O mesmo vale para toda a Educação, até a pós-graduação. Em um seminário de pós-graduação razoável, você não esperar que os alunos baixem a cabeça para copiar e depois repetir o que você diz. Você espera que eles lhe digam quando você está errado ou que cheguem a novas ideias, para desafiar, para perseguir algum sentido que não tinha sido pensado antes. Isso é o que a verdadeira Educação é em todos os níveis, e é isso o que deve ser incentivado. Esse deveria ser o propósito da Educação. Não é para despejar informações na cabeça de alguém, que depois vai “vazar” esse conteúdo, mas para permitir que eles se tornem pessoas criativas, independentes, capazes de encontrar emoção na descoberta e criação e criatividade em qualquer nível ou em qualquer domínio de seus interesses.

Sobre o uso da retórica corporativa contra as corporações
Isso é como perguntar como você deve justificar, perante o proprietário de escravos, que as pessoas não devem ser escravos. Você está em um nível de investigação moral onde provavelmente é muito difícil encontrar respostas. Somos seres humanos com direitos humanos. É bom para o indivíduo, é bom para a sociedade e mesmo para a economia, em sentido estrito, que as pessoas sejam criativas, independentes e livres. Todos se beneficiam se as pessoas são capazes de participar, de controlar seu destino, de trabalhar uns com os outros. Isso pode não maximizar o lucro e dominação, mas por que deveríamos perseguir esses valores?

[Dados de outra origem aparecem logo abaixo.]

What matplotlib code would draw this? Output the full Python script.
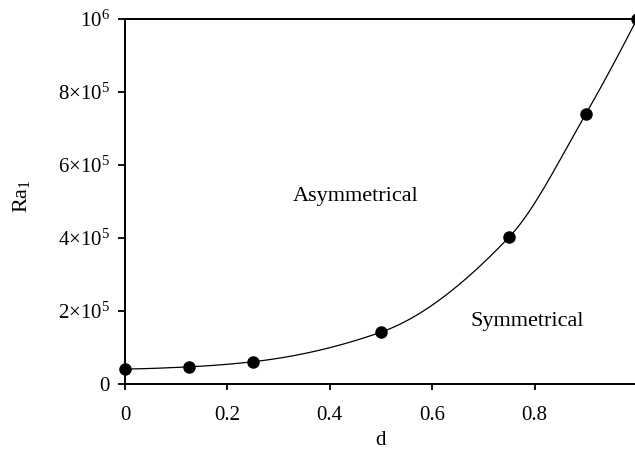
import numpy as np
import matplotlib
matplotlib.use("Agg")
import matplotlib.pyplot as plt

d_values = [0.0, 0.125, 0.25, 0.5, 0.75, 0.9, 1.0]
ra_values = [4.1e4, 4.7e4, 6.1e4, 1.42e5, 4.02e5, 7.4e5, 1.0e6]
x_ticks = [0, 0.2, 0.4, 0.6, 0.8]
x_tick_labels = ["0", "0.2", "0.4", "0.6", "0.8"]
y_ticks = [0, 2e5, 4e5, 6e5, 8e5, 1e6]
y_tick_labels = ["0", r"2$\times$10$^5$", r"4$\times$10$^5$", r"6$\times$10$^5$",
                 r"8$\times$10$^5$", r"10$^6$"]

plt.rcParams['font.family'] = ['Liberation Serif', 'DejaVu Serif']
plt.rcParams['mathtext.fontset'] = 'custom'
plt.rcParams['mathtext.rm'] = 'Liberation Serif'
plt.rcParams['mathtext.it'] = 'Liberation Serif:italic'


def pchip(x, y, xs):
    x = np.asarray(x, float); y = np.asarray(y, float)
    h = np.diff(x); dl = np.diff(y) / h
    n = len(x); m = np.zeros(n)
    for k in range(1, n - 1):
        if dl[k - 1] * dl[k] > 0:
            w1 = 2 * h[k] + h[k - 1]; w2 = h[k] + 2 * h[k - 1]
            m[k] = (w1 + w2) / (w1 / dl[k - 1] + w2 / dl[k])
    m[0] = ((2 * h[0] + h[1]) * dl[0] - h[0] * dl[1]) / (h[0] + h[1])
    if m[0] * dl[0] <= 0: m[0] = 0
    m[-1] = ((2 * h[-1] + h[-2]) * dl[-1] - h[-1] * dl[-2]) / (h[-1] + h[-2])
    if m[-1] * dl[-1] <= 0: m[-1] = 0
    idx = np.clip(np.searchsorted(x, xs) - 1, 0, n - 2)
    t = (xs - x[idx]) / h[idx]
    h00 = 2 * t**3 - 3 * t**2 + 1; h10 = t**3 - 2 * t**2 + t
    h01 = -2 * t**3 + 3 * t**2; h11 = t**3 - t**2
    return h00 * y[idx] + h10 * h[idx] * m[idx] + h01 * y[idx + 1] + h11 * h[idx] * m[idx + 1]


fig = plt.figure(figsize=(6.35, 4.51), dpi=100)
W, H = 635, 451
x0, x1 = 125, 637
ytop, ybot = 19, 384
ax = fig.add_axes([x0 / W, (H - ybot) / H, (x1 - x0) / W, (ybot - ytop) / H])

xs = np.linspace(d_values[0], d_values[-1], 400)
ax.plot(xs, pchip(d_values, ra_values, xs), color='black', lw=0.9, clip_on=False)
ax.plot(d_values, ra_values, 'o', color='black', ms=8, clip_on=False, zorder=5)

ax.set_xlim(0, 1.0)
ax.set_ylim(0, 1e6)
ax.set_xticks(x_ticks)
ax.set_xticklabels(x_tick_labels)
ax.set_yticks(y_ticks)
ax.set_yticklabels(y_tick_labels)
ax.tick_params(axis='x', direction='out', length=4.5, width=1.3, pad=11, labelsize=15)
ax.tick_params(axis='y', direction='out', length=5, width=1.3, pad=6, labelsize=15)
for s in ['left', 'bottom', 'top']:
    ax.spines[s].set_linewidth(1.4)
ax.spines['right'].set_visible(False)

ax.set_xlabel('d', fontsize=15, labelpad=5)
ax.set_ylabel(r'Ra$_1$', fontsize=16)
ax.yaxis.label.set_va('center')
ax.yaxis.set_label_coords((22 - x0) / (x1 - x0), (ybot - 196) / (ybot - ytop))

ax.text(0.45, 5.15e5, 'Asymmetrical', fontsize=16, ha='center', va='center')
ax.text(0.785, 1.7e5, 'Symmetrical', fontsize=16, ha='center', va='center')

fig.savefig('out.png', dpi=100)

Conselhos para professor temporário organizar sindicatos
Você sabe melhor do que eu o que tem que ser feito, o tipo de problemas que você enfrenta. Então, vá em frente e faça o que tem que ser feito. Não se deixe intimidar, não se assuste, e reconheça que o futuro pode estar em nossas mãos, se estamos dispostos a compreendê-lo.

(*) Noam Chomsky OCCUPY: Class War, Rebellion and Solidarity é publicado pela Zuccotti Park Press .

[NT] A expressão “Adjunct Faculty” utilizada por Chomsky no texto original designa, nos Estados Unidos, os professores universitários contratados em regime temporário para dar um curso durante um semestre ou um ano, não possuindo qualquer estabilidade de emprego. Essa categoria não corresponde ao “professor adjunto” das universidades públicas brasileiras, que são concursados e possuem estabilidade de emprego.